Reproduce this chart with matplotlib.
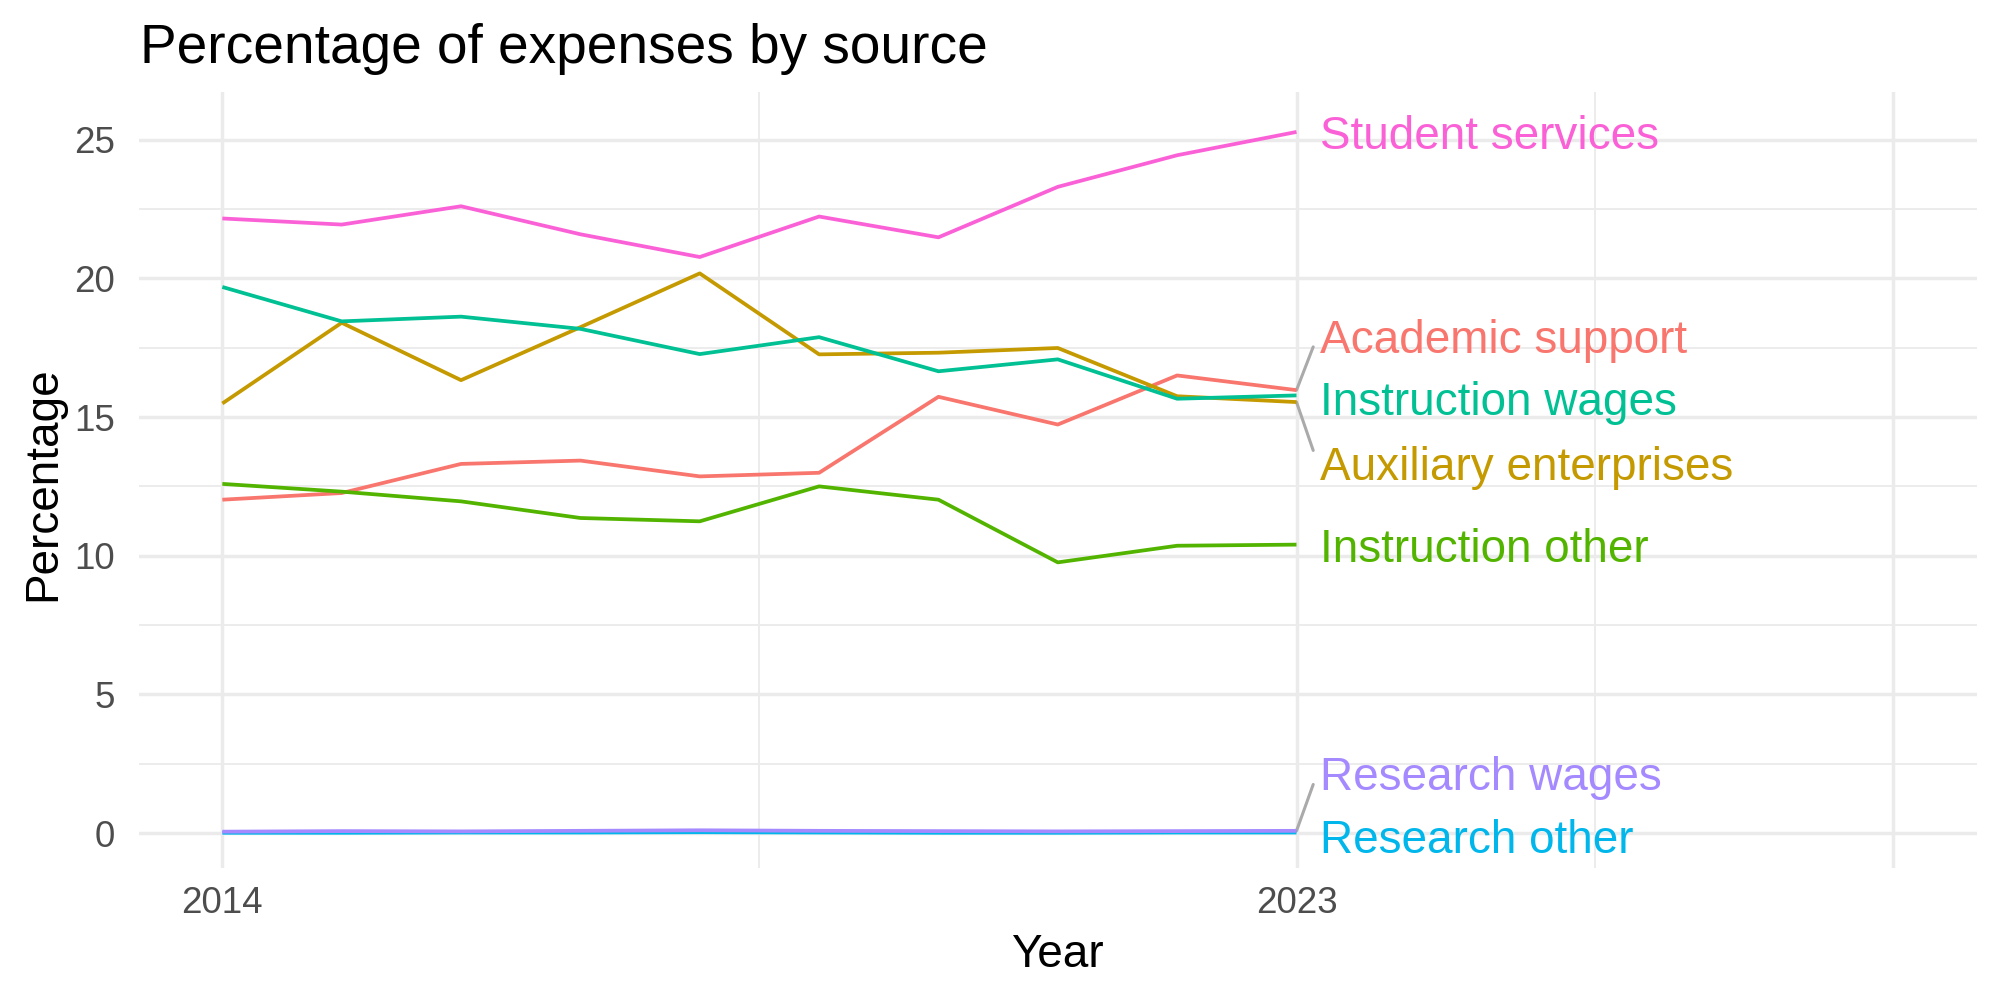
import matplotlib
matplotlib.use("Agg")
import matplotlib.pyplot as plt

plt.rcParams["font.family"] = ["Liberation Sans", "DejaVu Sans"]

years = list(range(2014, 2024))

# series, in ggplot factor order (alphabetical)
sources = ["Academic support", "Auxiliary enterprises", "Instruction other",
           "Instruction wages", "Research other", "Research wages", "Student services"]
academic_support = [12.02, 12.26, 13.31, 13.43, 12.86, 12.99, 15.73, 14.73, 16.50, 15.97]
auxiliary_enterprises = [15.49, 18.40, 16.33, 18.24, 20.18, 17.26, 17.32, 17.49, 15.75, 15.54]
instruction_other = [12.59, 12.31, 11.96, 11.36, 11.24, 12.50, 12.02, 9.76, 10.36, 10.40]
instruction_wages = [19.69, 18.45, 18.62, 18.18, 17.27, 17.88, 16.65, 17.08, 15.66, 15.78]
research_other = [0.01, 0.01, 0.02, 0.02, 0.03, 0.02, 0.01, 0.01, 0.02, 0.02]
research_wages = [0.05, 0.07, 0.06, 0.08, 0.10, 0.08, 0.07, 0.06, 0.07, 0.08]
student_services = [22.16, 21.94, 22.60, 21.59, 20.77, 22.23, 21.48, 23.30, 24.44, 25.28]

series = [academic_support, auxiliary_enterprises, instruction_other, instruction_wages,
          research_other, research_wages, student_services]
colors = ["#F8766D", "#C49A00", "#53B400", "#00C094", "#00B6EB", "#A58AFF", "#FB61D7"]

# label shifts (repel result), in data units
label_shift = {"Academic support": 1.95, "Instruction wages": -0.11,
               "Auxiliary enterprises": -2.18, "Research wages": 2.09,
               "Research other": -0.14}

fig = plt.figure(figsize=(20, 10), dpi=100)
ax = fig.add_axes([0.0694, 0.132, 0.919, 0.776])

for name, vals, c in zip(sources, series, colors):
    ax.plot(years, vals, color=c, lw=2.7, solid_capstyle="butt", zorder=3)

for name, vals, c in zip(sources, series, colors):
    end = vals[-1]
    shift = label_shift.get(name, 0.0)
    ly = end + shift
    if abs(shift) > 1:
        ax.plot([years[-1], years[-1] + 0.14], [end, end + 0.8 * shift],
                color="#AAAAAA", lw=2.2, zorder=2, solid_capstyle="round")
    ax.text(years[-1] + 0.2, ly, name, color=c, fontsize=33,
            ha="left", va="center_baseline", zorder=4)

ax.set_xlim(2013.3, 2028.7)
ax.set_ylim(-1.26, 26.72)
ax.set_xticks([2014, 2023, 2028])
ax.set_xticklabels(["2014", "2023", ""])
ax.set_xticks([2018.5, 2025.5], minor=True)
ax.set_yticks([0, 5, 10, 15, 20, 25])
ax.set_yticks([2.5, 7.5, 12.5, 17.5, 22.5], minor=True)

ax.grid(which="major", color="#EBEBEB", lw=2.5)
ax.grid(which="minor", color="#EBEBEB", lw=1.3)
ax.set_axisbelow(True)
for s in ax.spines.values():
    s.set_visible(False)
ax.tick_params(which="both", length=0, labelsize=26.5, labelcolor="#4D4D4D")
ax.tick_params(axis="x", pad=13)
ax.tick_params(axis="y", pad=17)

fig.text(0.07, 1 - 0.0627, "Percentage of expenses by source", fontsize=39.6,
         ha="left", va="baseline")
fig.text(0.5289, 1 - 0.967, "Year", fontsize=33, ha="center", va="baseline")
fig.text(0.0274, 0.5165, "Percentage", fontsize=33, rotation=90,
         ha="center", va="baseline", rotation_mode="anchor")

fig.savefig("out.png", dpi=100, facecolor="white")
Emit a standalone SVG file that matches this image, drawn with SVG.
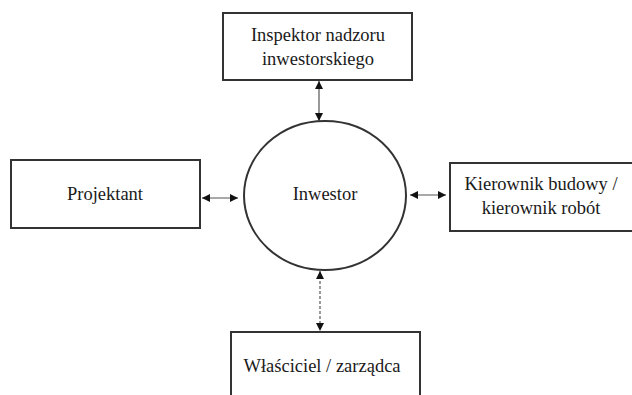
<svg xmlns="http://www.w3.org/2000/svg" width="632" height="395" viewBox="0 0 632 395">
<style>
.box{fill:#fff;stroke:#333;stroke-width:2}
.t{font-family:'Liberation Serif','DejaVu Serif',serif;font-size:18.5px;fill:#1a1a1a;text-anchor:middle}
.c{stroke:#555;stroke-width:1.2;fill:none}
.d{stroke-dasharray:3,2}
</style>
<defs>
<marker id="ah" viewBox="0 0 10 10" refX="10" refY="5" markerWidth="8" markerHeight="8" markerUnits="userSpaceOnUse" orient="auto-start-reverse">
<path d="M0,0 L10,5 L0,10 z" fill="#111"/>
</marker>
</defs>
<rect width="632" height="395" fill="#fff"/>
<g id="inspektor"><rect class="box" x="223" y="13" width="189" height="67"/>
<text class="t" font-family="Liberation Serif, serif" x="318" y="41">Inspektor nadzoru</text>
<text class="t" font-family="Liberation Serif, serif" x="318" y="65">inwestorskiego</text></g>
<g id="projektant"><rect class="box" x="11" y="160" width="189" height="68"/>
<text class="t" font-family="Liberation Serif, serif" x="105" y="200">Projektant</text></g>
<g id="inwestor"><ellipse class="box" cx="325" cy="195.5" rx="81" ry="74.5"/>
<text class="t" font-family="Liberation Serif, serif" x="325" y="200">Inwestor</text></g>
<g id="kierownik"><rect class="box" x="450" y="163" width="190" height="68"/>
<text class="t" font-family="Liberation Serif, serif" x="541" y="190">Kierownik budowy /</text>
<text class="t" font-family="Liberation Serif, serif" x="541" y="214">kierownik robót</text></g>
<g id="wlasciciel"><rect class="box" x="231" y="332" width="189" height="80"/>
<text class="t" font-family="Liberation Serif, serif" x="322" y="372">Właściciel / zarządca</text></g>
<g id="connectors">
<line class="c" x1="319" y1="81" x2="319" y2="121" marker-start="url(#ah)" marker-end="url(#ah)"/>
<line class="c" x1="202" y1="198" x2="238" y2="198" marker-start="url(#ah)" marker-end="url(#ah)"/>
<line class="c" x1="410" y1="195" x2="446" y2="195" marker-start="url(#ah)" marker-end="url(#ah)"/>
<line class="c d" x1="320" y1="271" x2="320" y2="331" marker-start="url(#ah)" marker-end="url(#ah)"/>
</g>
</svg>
=====
## EXERCISE PROMPT
Going through the data, tally the lines containing "with" and report only the result.

## THE ANSWER
2